CAREER: Leveraging Field Data to Test Highly-Configurable and Rapidly-Evolving Pervasive Systems
University Of Nebraska-Lincoln, Lincoln NE
Investigators
Abstract
ABSTRACT 0347518 Sebastian Elbaum University of Nebraska-Lincoln CAREER: Leveraging Field Data to Test Highly-Configurable and Rapidly Evolving Pervasive Systems Software test engineers cannot predict, much less exercise, the overwhelming number of potential scenarios faced by their software. Instead, they allocate their limited resources based on assumptions about how the software will be employed after release. Yet, the lack of connection between in-house activities and how the software is employed in the field can lead to inaccurate assumptions, resulting in decreased software quality and reliability over the system's lifetime. This project will address those challenges by developing profiling techniques with a small footprint to capture field data and adaptive testing techniques that can leverage that information.

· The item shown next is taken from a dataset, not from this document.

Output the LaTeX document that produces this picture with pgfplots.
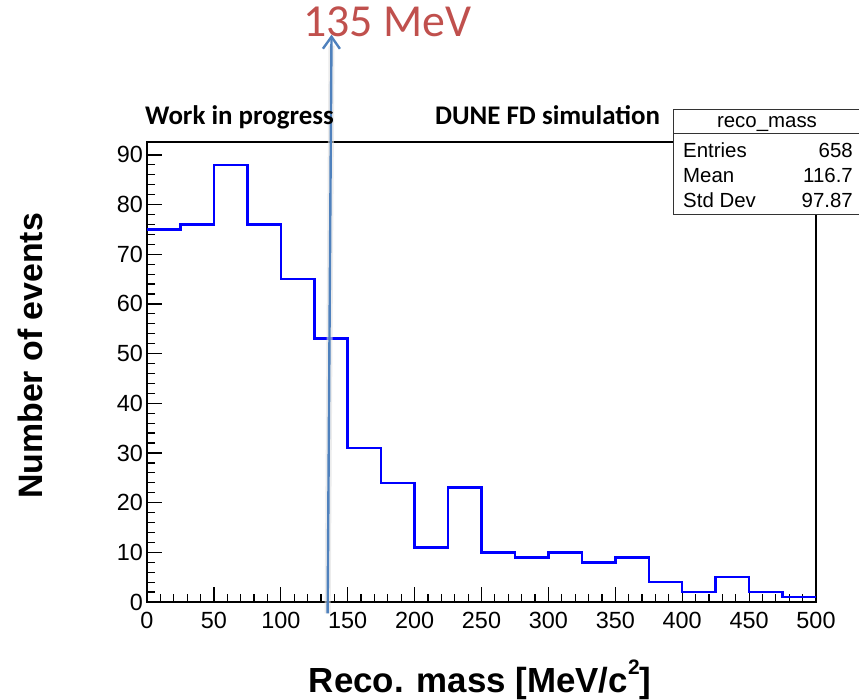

The two primary objectives are: 1) to design profiling mechanisms for large pools of users and resource-cognizant monitoring schemes to reduce execution overhead, and 2) to develop adaptive testing techniques that continuously characterize software behavior to identify testing inadequacies, realign testing resources, and extend existing test suites to overcome their limitations. Empirical studies will be regularly employed for technique evaluation and exploration. The educational component of this work aims at bringing an earlier appreciation of the real-world validation problems to the undergraduate classroom and prepare students well-versed in software quality and empirical validation.